STVR Policy on Special Issues
Special issues are valuable to a journal, but it is important that
the qualitative differences between conference and journal papers be maintained.
It is easy to invite papers that look good in a conference but do not really translate to a journal paper.
It is also easy to recommend good changes to an invited paper,
but if the authors do not make the changes it becomes a little awkward.
Benefits of Conference-Based Special Issues
- More good papers are submitted to the journal
- Great publicity through the conference itself
- More buy-in from the community
- Targeted publicity to conference authors and attendees
- A chance to involve a segment of the community
- Future increase in papers on the topic
- Increase in quality—conference papers were already reviewed,
only the best are invited, then they are improved
- Shorter time to publication—papers are assumed to have good ideas
STVR Editorial Policy on Special Issues
- All special issue proposals must be approved by the editor-in-chief and the publisher.
- Calls for papers must be approved by the editor-in-chief before being disseminated.
- Special issues can be based on a topic or a conference.
- At least one of the special issue editors must be a member of the STVR Editorial Board.
- Submissions to a special issue must be submitted through the regular online submission system
(http://mc.manuscriptcentral.com/stvr),
marked as a special issue paper.
- Invited papers are de-facto considered to be in the category of a “major revision,”
and the revisions will be reviewed.
- For submissions based on a prior conference paper:
- Submission must be at least 30% different from the original paper.
- Submission must include the prior paper and a summary of extensions and differences.

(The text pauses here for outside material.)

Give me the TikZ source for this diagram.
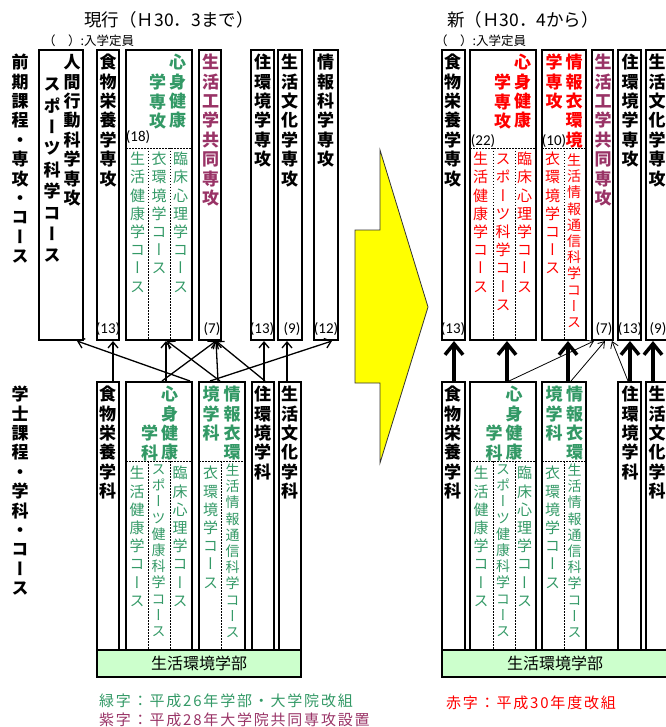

- The journal submission must cite the conference version and summarize the differences in the introduction. (added May 2016)
- At least one reviewer should be someone who was not associated with the conference.
- Authors submitting to special issues should usually not review each other’s papers.
- If a submission to a special issue cannot be accepted with its “cohort” in time for the special issue,
it can stay in the STVR submission process as a regular paper submission.